Supports high throughput by allowing parallel ID generation across multiple nodes.
Ensures IDs are sortable by time if timestamp components are included.
✗ Cons
Requires careful design to avoid collisions, especially with clock skew or machine ID conflicts.
Complexity increases with the need to coordinate machine identifiers or handle clock rollback.
Debugging ID generation issues can be difficult in distributed environments.
Use when your system is distributed across multiple nodes or data centers and requires scalable, collision-free ID generation at high request rates (e.g., over thousands of IDs per second).
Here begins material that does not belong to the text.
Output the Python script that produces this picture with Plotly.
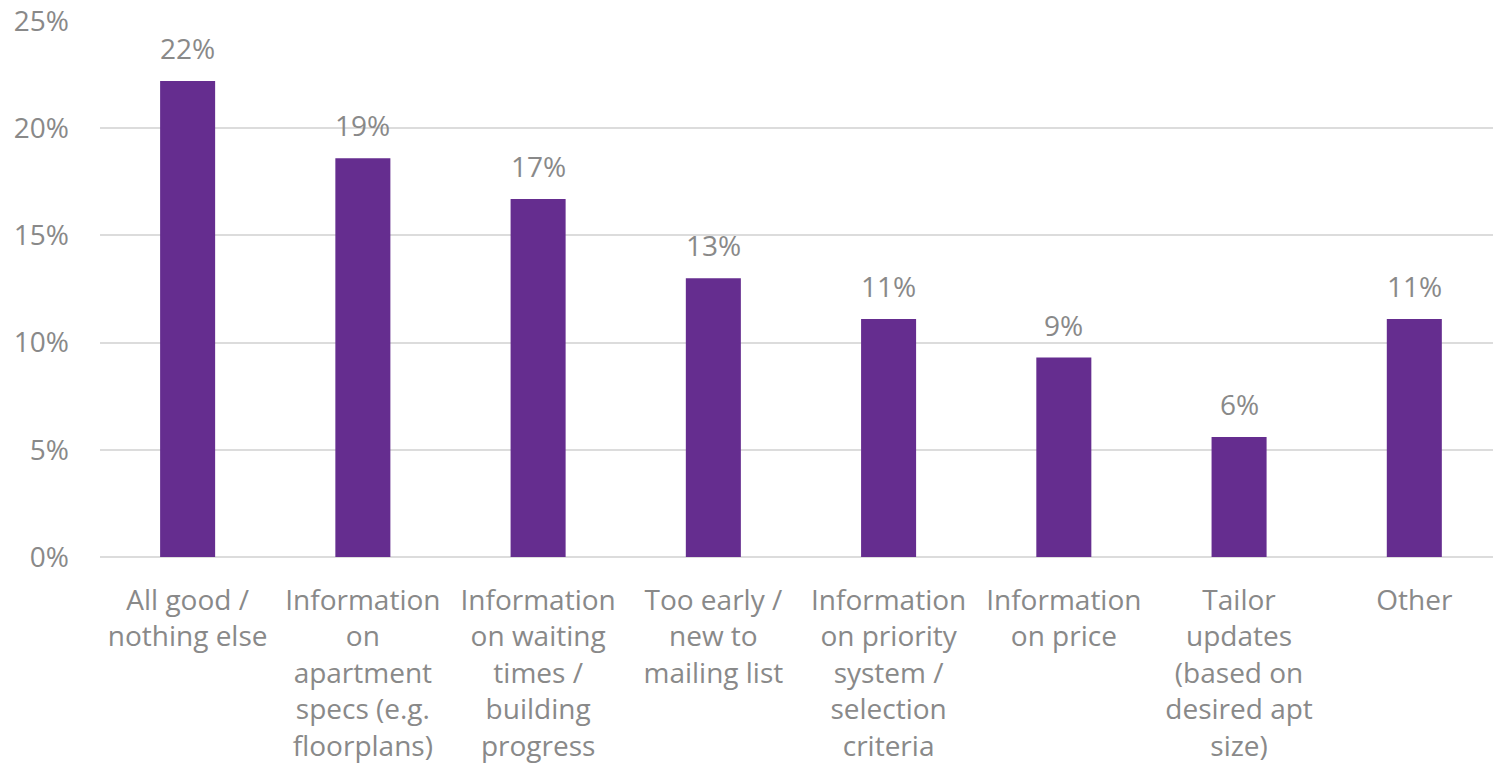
import plotly.graph_objects as go

# Survey responses: what else subscribers would like to receive
categories = [
    "All good /<br>nothing else",
    "Information<br>on<br>apartment<br>specs (e.g.<br>floorplans)",
    "Information<br>on waiting<br>times /<br>building<br>progress",
    "Too early /<br>new to<br>mailing list",
    "Information<br>on priority<br>system /<br>selection<br>criteria",
    "Information<br>on price",
    "Tailor<br>updates<br>(based on<br>desired apt<br>size)",
    "Other",
]
shares = [22.2, 18.6, 16.7, 13.0, 11.1, 9.3, 5.6, 11.1]
y_ticks = [0, 5, 10, 15, 20, 25]
y_tick_labels = ["0%", "5%", "10%", "15%", "20%", "25%"]

BAR_COLOR = "#652d8f"
TEXT_COLOR = "#898989"
GRID_COLOR = "#dcdcdc"
FONT = "Open Sans"
SIZE = 28

fig = go.Figure(
    go.Bar(
        x=categories,
        y=shares,
        marker=dict(color=BAR_COLOR, line=dict(width=0)),
        width=0.314,
        hoverinfo="skip",
    )
)

# value labels above each bar, rounded to whole percent
for cat, val in zip(categories, shares):
    fig.add_annotation(
        x=cat, y=val, text=f"{val:.0f}%", showarrow=False,
        yanchor="bottom", yshift=12,
        font=dict(family=FONT, size=SIZE, color=TEXT_COLOR),
    )

fig.update_layout(
    width=1493, height=769,
    margin=dict(l=100, r=0, t=21, b=212),
    paper_bgcolor="white", plot_bgcolor="white",
    showlegend=False,
    font=dict(family=FONT, size=SIZE, color=TEXT_COLOR),
    xaxis=dict(
        type="category",
        range=[-0.5, 7.449],
        tickangle=0,
        showgrid=False, showline=False, zeroline=False,
        ticks="", ticklabelstandoff=24,
        tickfont=dict(family=FONT, size=SIZE, color=TEXT_COLOR),
        fixedrange=True,
    ),
    yaxis=dict(
        range=[0, 25],
        tickvals=y_ticks, ticktext=y_tick_labels,
        showgrid=True, gridcolor=GRID_COLOR, gridwidth=1.5,
        zeroline=True, zerolinecolor=GRID_COLOR, zerolinewidth=1.5,
        showline=False, ticks="", ticklabelstandoff=30,
        tickfont=dict(family=FONT, size=SIZE, color=TEXT_COLOR),
        fixedrange=True,
    ),
)

fig.write_html("out.html", config={"displayModeBar": False})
Avoid if your system is small-scale with a single database generating auto-increment IDs, or if strict sequential IDs are mandatory without gaps.
Real World Examples
Twitter
Twitter uses Snowflake, a distributed unique ID generator that encodes timestamp, machine ID, and sequence number to generate unique, sortable tweet IDs without coordination.
Instagram
Instagram uses a similar approach to generate unique IDs for posts and comments across distributed servers, ensuring no collisions and enabling efficient data sharding.
Amazon
Amazon uses unique ID generators to assign order IDs and transaction IDs across multiple services and regions, ensuring global uniqueness and traceability.
Alternatives
Centralized ID Generator
All ID requests go to a single central server that issues IDs sequentially.
Use when: Choose when system scale is low and simplicity is preferred over distributed scalability.
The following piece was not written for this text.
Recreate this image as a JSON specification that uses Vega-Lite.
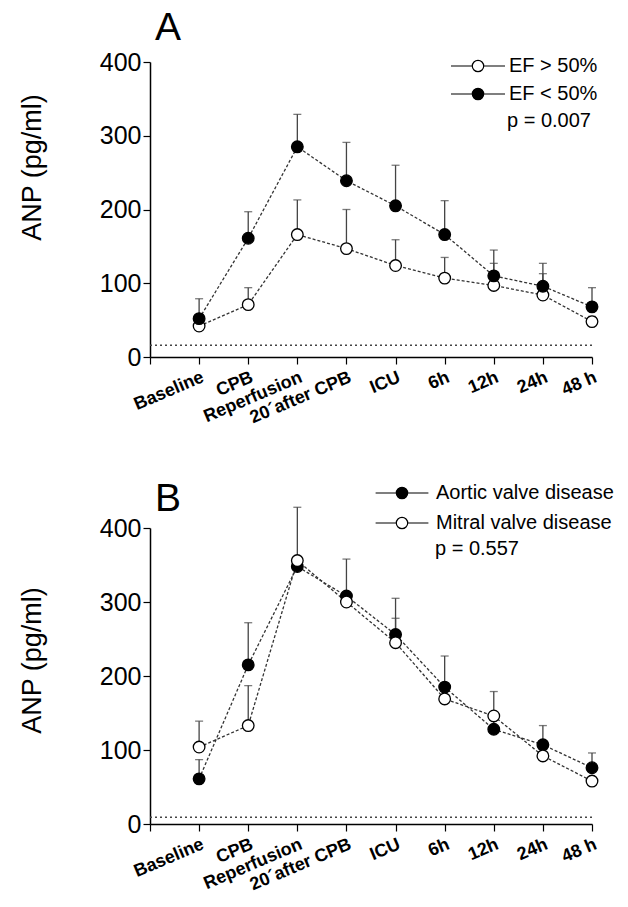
{
  "$schema": "https://vega.github.io/schema/vega-lite/v6.json",
  "background": "white",
  "padding": {"left": 18, "top": 9, "right": 5, "bottom": 5},
  "spacing": 53,
  "resolve": {"scale": {"fill": "independent"}, "legend": {"fill": "independent"}},
  "config": {
    "view": {"stroke": null},
    "font": "Liberation Sans",
    "title": {"fontSize": 39, "fontWeight": "normal", "color": "black", "anchor": "start", "frame": "group"},
    "axis": {"grid": false, "domainColor": "black", "domainWidth": 1.5, "tickColor": "black", "tickWidth": 1.2, "tickSize": 7, "labelColor": "black", "titleColor": "black"},
    "axisX": {"labelAngle": -23, "labelAlign": "right", "labelBaseline": "top", "labelFontSize": 18, "labelFontWeight": "bold", "labelPadding": 4, "labelOverlap": false, "labelLimit": 300},
    "axisY": {"labelFontSize": 25, "labelPadding": 2, "titleFontSize": 27, "titleFontWeight": "normal", "titlePadding": 53},
    "legend": {"labelColor": "black", "titleColor": "black", "titleFontWeight": "normal", "labelLimit": 400}
  },
  "datasets": {
    "A": [
      {"group": "EF > 50%", "time": "Baseline", "mean": 42, "upper": 50},
      {"group": "EF > 50%", "time": "CPB", "mean": 71, "upper": 94},
      {"group": "EF > 50%", "time": "Reperfusion", "mean": 166, "upper": 213},
      {"group": "EF > 50%", "time": "20´after CPB", "mean": 147, "upper": 200},
      {"group": "EF > 50%", "time": "ICU", "mean": 124, "upper": 159},
      {"group": "EF > 50%", "time": "6h", "mean": 107, "upper": 135},
      {"group": "EF > 50%", "time": "12h", "mean": 97, "upper": 127},
      {"group": "EF > 50%", "time": "24h", "mean": 84, "upper": 113},
      {"group": "EF > 50%", "time": "48 h", "mean": 48, "upper": 55},
      {"group": "EF < 50%", "time": "Baseline", "mean": 52, "upper": 79},
      {"group": "EF < 50%", "time": "CPB", "mean": 161, "upper": 197},
      {"group": "EF < 50%", "time": "Reperfusion", "mean": 285, "upper": 329},
      {"group": "EF < 50%", "time": "20´after CPB", "mean": 239, "upper": 291},
      {"group": "EF < 50%", "time": "ICU", "mean": 205, "upper": 260},
      {"group": "EF < 50%", "time": "6h", "mean": 166, "upper": 212},
      {"group": "EF < 50%", "time": "12h", "mean": 110, "upper": 145},
      {"group": "EF < 50%", "time": "24h", "mean": 96, "upper": 127},
      {"group": "EF < 50%", "time": "48 h", "mean": 68, "upper": 94}
    ],
    "B": [
      {"group": "Aortic valve disease", "time": "Baseline", "mean": 61, "upper": 87},
      {"group": "Aortic valve disease", "time": "CPB", "mean": 215, "upper": 272},
      {"group": "Aortic valve disease", "time": "Reperfusion", "mean": 348, "upper": 360},
      {"group": "Aortic valve disease", "time": "20´after CPB", "mean": 308, "upper": 358},
      {"group": "Aortic valve disease", "time": "ICU", "mean": 256, "upper": 305},
      {"group": "Aortic valve disease", "time": "6h", "mean": 185, "upper": 227},
      {"group": "Aortic valve disease", "time": "12h", "mean": 128, "upper": 140},
      {"group": "Aortic valve disease", "time": "24h", "mean": 107, "upper": 133},
      {"group": "Aortic valve disease", "time": "48 h", "mean": 76, "upper": 96},
      {"group": "Mitral valve disease", "time": "Baseline", "mean": 104, "upper": 139},
      {"group": "Mitral valve disease", "time": "CPB", "mean": 133, "upper": 187},
      {"group": "Mitral valve disease", "time": "Reperfusion", "mean": 356, "upper": 428},
      {"group": "Mitral valve disease", "time": "20´after CPB", "mean": 300, "upper": 305},
      {"group": "Mitral valve disease", "time": "ICU", "mean": 245, "upper": 278},
      {"group": "Mitral valve disease", "time": "6h", "mean": 169, "upper": 175},
      {"group": "Mitral valve disease", "time": "12h", "mean": 146, "upper": 179},
      {"group": "Mitral valve disease", "time": "24h", "mean": 92, "upper": 96},
      {"group": "Mitral valve disease", "time": "48 h", "mean": 58, "upper": 61}
    ]
  },
  "vconcat": [
    {
      "width": 442,
      "height": 295,
      "title": {"text": "A", "dx": 5, "offset": 2},
      "data": {"name": "A"},
      "layer": [
        {
          "data": {"values": [{"ref": 16}]},
          "mark": {"type": "rule", "strokeDash": [2, 3], "color": "#444", "strokeWidth": 1.5},
          "encoding": {"y": {"field": "ref", "type": "quantitative", "title": "ANP (pg/ml)"}}
        },
        {
          "mark": {"type": "rule", "color": "#444", "strokeWidth": 1.3},
          "encoding": {
            "x": {"field": "time", "type": "nominal", "sort": null, "title": null},
            "y": {"field": "mean", "type": "quantitative", "title": "ANP (pg/ml)"},
            "y2": {"field": "upper"}
          }
        },
        {
          "mark": {"type": "tick", "color": "#444", "size": 8, "thickness": 1.3},
          "encoding": {
            "x": {"field": "time", "type": "nominal", "sort": null, "title": null},
            "y": {"field": "upper", "type": "quantitative", "title": "ANP (pg/ml)"}
          }
        },
        {
          "mark": {"type": "line", "color": "#333", "strokeWidth": 1.3, "strokeDash": [3, 2]},
          "encoding": {
            "x": {"field": "time", "type": "nominal", "sort": null, "title": null},
            "y": {"field": "mean", "type": "quantitative", "title": "ANP (pg/ml)"},
            "detail": {"field": "group"}
          }
        },
        {
          "mark": {"type": "point", "shape": "circle", "size": 135, "stroke": "black", "strokeWidth": 1.3, "opacity": 1, "fillOpacity": 1},
          "encoding": {
            "x": {
              "field": "time", "type": "nominal", "sort": null, "title": null,
              "scale": {"type": "point", "padding": 0, "domain": [" ", "Baseline", "CPB", "Reperfusion", "20´after CPB", "ICU", "6h", "12h", "24h", "48 h"]}
            },
            "y": {
              "field": "mean", "type": "quantitative", "title": "ANP (pg/ml)",
              "scale": {"domain": [0, 400], "nice": false},
              "axis": {"values": [0, 50, 100, 150, 200, 250, 300, 350, 400], "labelExpr": "datum.value % 100 === 0 ? datum.label : ''", "titleY": 105}
            },
            "fill": {
              "field": "group", "type": "nominal",
              "scale": {"domain": ["EF > 50%", "EF < 50%"], "range": ["white", "black"]},
              "legend": {
                "orient": "none", "legendX": 357, "legendY": -6,
                "title": "p = 0.007", "titleOrient": "bottom", "titleAnchor": "start", "titleFontSize": 20, "titlePadding": 7,
                "symbolType": "M-4.5,0L-0.95,0M0.95,0L4.5,0M0.95,0A0.95,0.95,0,1,1,-0.95,0A0.95,0.95,0,1,1,0.95,0Z",
                "symbolSize": 144, "symbolStrokeColor": "black", "symbolStrokeWidth": 1.2, "symbolOffset": -39,
                "labelFontSize": 20, "labelOffset": 21, "rowPadding": 8
              }
            }
          }
        }
      ]
    },
    {
      "width": 442,
      "height": 296,
      "title": {"text": "B", "dx": 5, "offset": -36},
      "data": {"name": "B"},
      "layer": [
        {
          "data": {"values": [{"ref": 9}]},
          "mark": {"type": "rule", "strokeDash": [2, 3], "color": "#444", "strokeWidth": 1.5},
          "encoding": {"y": {"field": "ref", "type": "quantitative", "title": "ANP (pg/ml)"}}
        },
        {
          "mark": {"type": "rule", "color": "#444", "strokeWidth": 1.3},
          "encoding": {
            "x": {"field": "time", "type": "nominal", "sort": null, "title": null},
            "y": {"field": "mean", "type": "quantitative", "title": "ANP (pg/ml)"},
            "y2": {"field": "upper"}
          }
        },
        {
          "mark": {"type": "tick", "color": "#444", "size": 8, "thickness": 1.3},
          "encoding": {
            "x": {"field": "time", "type": "nominal", "sort": null, "title": null},
            "y": {"field": "upper", "type": "quantitative", "title": "ANP (pg/ml)"}
          }
        },
        {
          "mark": {"type": "line", "color": "#333", "strokeWidth": 1.3, "strokeDash": [3, 2]},
          "encoding": {
            "x": {"field": "time", "type": "nominal", "sort": null, "title": null},
            "y": {"field": "mean", "type": "quantitative", "title": "ANP (pg/ml)"},
            "detail": {"field": "group"}
          }
        },
        {
          "mark": {"type": "point", "shape": "circle", "size": 135, "stroke": "black", "strokeWidth": 1.3, "opacity": 1, "fillOpacity": 1},
          "encoding": {
            "x": {
              "field": "time", "type": "nominal", "sort": null, "title": null,
              "scale": {"type": "point", "padding": 0, "domain": [" ", "Baseline", "CPB", "Reperfusion", "20´after CPB", "ICU", "6h", "12h", "24h", "48 h"]}
            },
            "y": {
              "field": "mean", "type": "quantitative", "title": "ANP (pg/ml)",
              "scale": {"domain": [0, 400], "nice": false},
              "axis": {"values": [0, 50, 100, 150, 200, 250, 300, 350, 400], "labelExpr": "datum.value % 100 === 0 ? datum.label : ''", "titleY": 132}
            },
            "fill": {
              "field": "group", "type": "nominal",
              "scale": {"domain": ["Aortic valve disease", "Mitral valve disease"], "range": ["black", "white"]},
              "legend": {
                "orient": "none", "legendX": 285, "legendY": -45,
                "title": "p = 0.557", "titleOrient": "bottom", "titleAnchor": "start", "titleFontSize": 20, "titlePadding": 6,
                "symbolType": "M-4.4,0L-0.95,0M0.95,0L4.4,0M0.95,0A0.95,0.95,0,1,1,-0.95,0A0.95,0.95,0,1,1,0.95,0Z",
                "symbolSize": 144, "symbolStrokeColor": "black", "symbolStrokeWidth": 1.2, "symbolOffset": -43,
                "labelFontSize": 20, "labelOffset": 24, "rowPadding": 10
              }
            }
          }
        }
      ]
    }
  ]
}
UUID (Universally Unique Identifier)
IDs are generated using random or pseudo-random numbers without coordination, relying on probability for uniqueness.
Use when: Choose when you need simple, decentralized ID generation without ordering guarantees.
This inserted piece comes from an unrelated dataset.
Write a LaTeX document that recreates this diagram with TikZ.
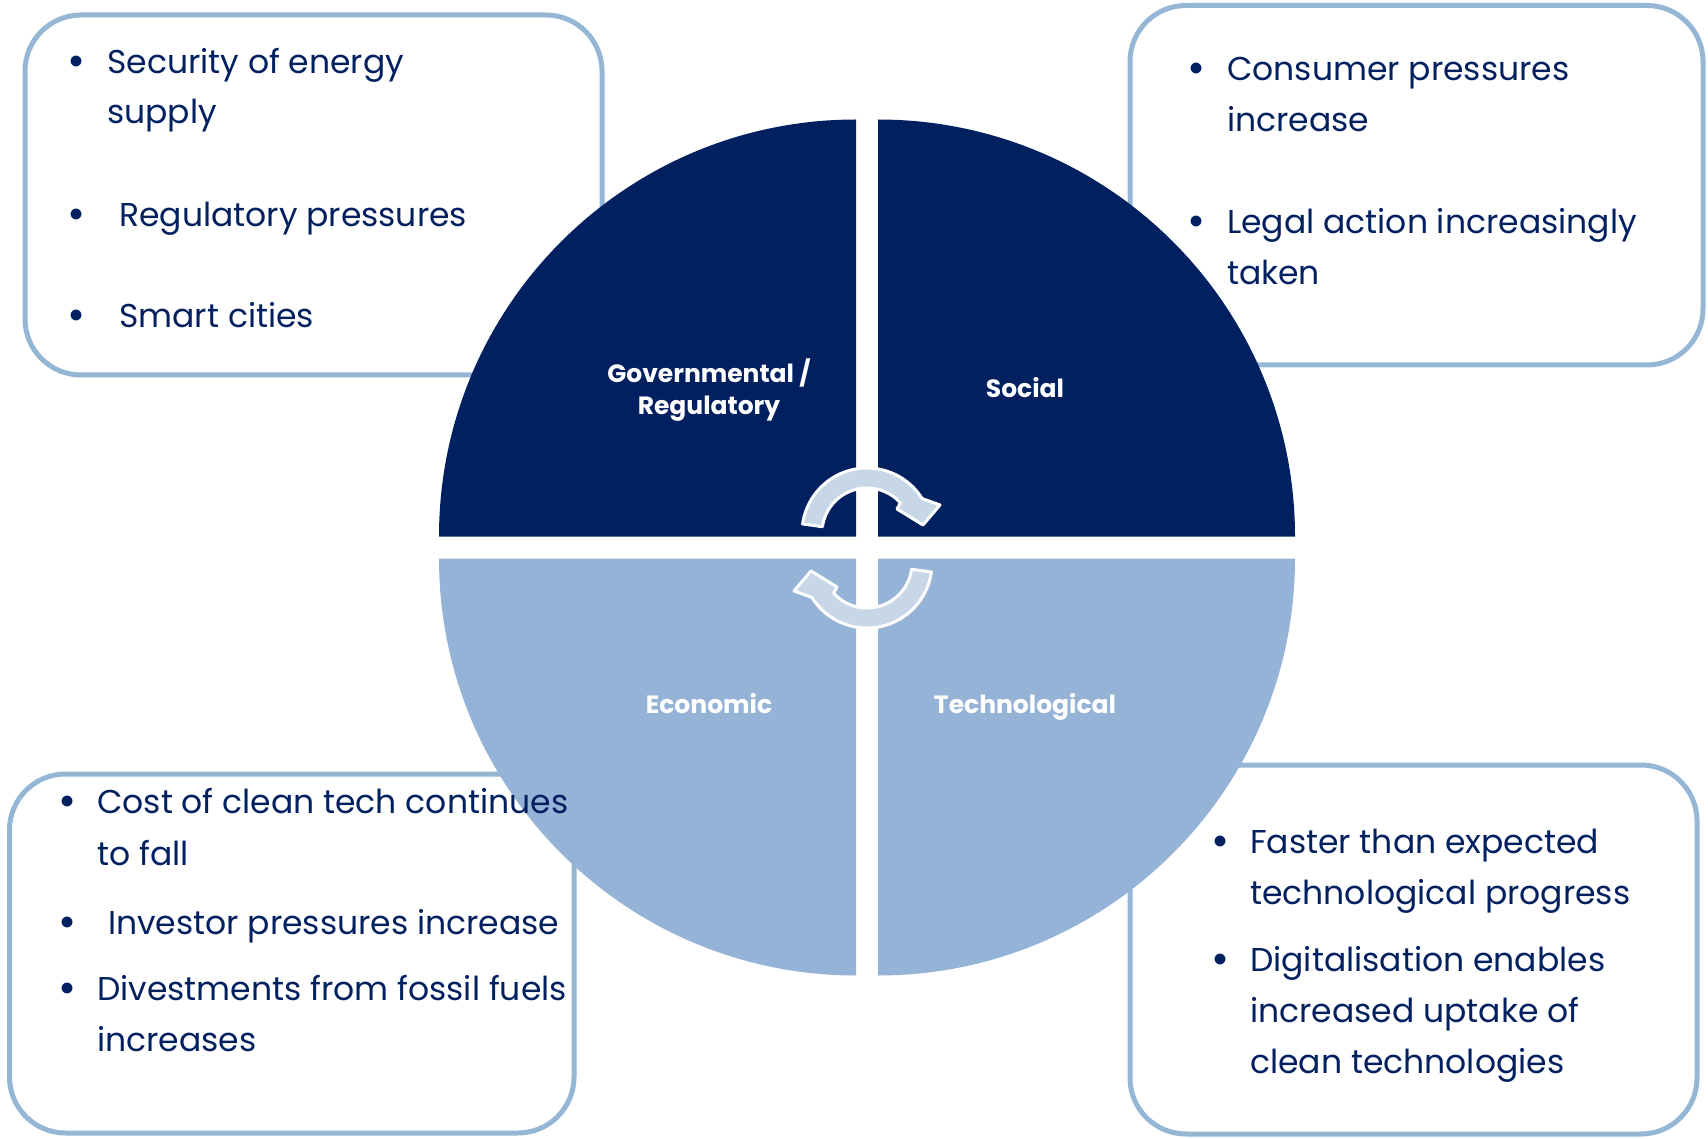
\documentclass[tikz,border=0pt]{standalone}
\usepackage{fontspec}
\setmainfont{Poppins}
\definecolor{navy}{RGB}{0,32,96}
\definecolor{lightq}{RGB}{149,179,215}
\definecolor{boxline}{RGB}{149,182,213}
\definecolor{arrowfill}{RGB}{200,215,232}
\begin{document}
\begin{tikzpicture}[x=1pt,y=-1pt,
  box/.style={draw=boxline,line width=5pt,fill=white,rounded corners=56pt},
  txt/.style={anchor=base west,inner sep=0pt,text=navy,font=\fontsize{33}{40}\selectfont},
  bul/.style={anchor=base,inner sep=0pt,text=navy,font=\fontsize{36}{40}\selectfont\bfseries},
  qlab/.style={anchor=base,inner sep=0pt,text=white,font=\fontsize{25}{30}\selectfont\bfseries},
  cyc/.style={fill=arrowfill,draw=white,line width=3pt,line join=round}]
\useasboundingbox[fill=white] (0,0) rectangle (1708,1139);
% boxes
\draw[box] (25,15) rectangle (602,375);
\draw[box] (1130,5.5) rectangle (1703,365);
\draw[box] (9.5,774) rectangle (574,1133);
\draw[box] (1130,765) rectangle (1697,1134);
% quadrants
\fill[navy] (856,536.5) -- (439,536.5) arc[start angle=180,end angle=270,radius=417] -- cycle;
\fill[navy] (878,536.5) -- (878,119.5) arc[start angle=270,end angle=360,radius=417] -- cycle;
\fill[lightq] (856,558.5) -- (856,975.5) arc[start angle=90,end angle=180,radius=417] -- cycle;
\fill[lightq] (878,558.5) -- (1295,558.5) arc[start angle=0,end angle=90,radius=417] -- cycle;
% cycle arrows
\begin{scope}[shift={(867,533)}]
\path[cyc] (188:65) arc[start angle=188,end angle=328,radius=65] -- (73,-28) -- (56,-8) -- (30,-24) -- (318:45) arc[start angle=318,end angle=188,radius=45] -- cycle;
\end{scope}
\begin{scope}[shift={(867,563)},rotate=180]
\path[cyc] (188:65) arc[start angle=188,end angle=328,radius=65] -- (73,-28) -- (56,-8) -- (30,-24) -- (318:45) arc[start angle=318,end angle=188,radius=45] -- cycle;
\end{scope}
% quadrant labels
\node[qlab] (gov1) at (709,383) {Governmental /};
\node[qlab] (gov2) at (709,414) {Regulatory};
\node[qlab] (soc) at (1025,398) {Social};
\node[qlab] (eco) at (709,713) {Economic};
\node[qlab] (tec) at (1025,713) {Technological};
% top-left box text
\node[bul] (tlb1) at (77,74) {•};
\node[txt] (tl1a) at (107,74) {Security of energy};
\node[txt] (tl1b) at (107,124) {supply};
\node[bul] (tlb2) at (77,227) {•};
\node[txt] (tl2) at (119,227) {Regulatory pressures};
\node[bul] (tlb3) at (77,328) {•};
\node[txt] (tl3) at (119,328) {Smart cities};
% top-right box text
\node[bul] (trb1) at (1197,81) {•};
\node[txt] (tr1a) at (1227,81) {Consumer pressures};
\node[txt] (tr1b) at (1227,132) {increase};
\node[bul] (trb2) at (1197,234) {•};
\node[txt] (tr2a) at (1227,234) {Legal action increasingly};
\node[txt] (tr2b) at (1227,285) {taken};
% bottom-left box text
\node[bul] (blb1) at (68,813) {•};
\node[txt] (bl1a) at (97,813) {Cost of clean tech continues};
\node[txt] (bl1b) at (97,865) {to fall};
\node[bul] (blb2) at (68,934) {•};
\node[txt] (bl2) at (108,934) {Investor pressures increase};
\node[bul] (blb3) at (68,1000) {•};
\node[txt] (bl3a) at (97,1000) {Divestments from fossil fuels};
\node[txt] (bl3b) at (97,1051) {increases};
% bottom-right box text
\node[bul] (brb1) at (1221,853) {•};
\node[txt] (br1a) at (1250,853) {Faster than expected};
\node[txt] (br1b) at (1250,904) {technological progress};
\node[bul] (brb2) at (1221,971) {•};
\node[txt] (br2a) at (1250,971) {Digitalisation enables};
\node[txt] (br2b) at (1250,1022) {increased uptake of};
\node[txt] (br2c) at (1250,1073) {clean technologies};
\end{tikzpicture}
\end{document}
Database Auto-Increment IDs
IDs are generated by the database as sequential numbers on insert.
Use when: Choose when a single database handles all writes and strict sequential IDs are required.
Summary
Unique ID generators prevent collisions in distributed systems by combining timestamps, machine IDs, and sequences.
They enable scalable, parallel ID creation without a central bottleneck or coordination.
Choosing the right ID generation pattern depends on system scale, ordering needs, and complexity tolerance.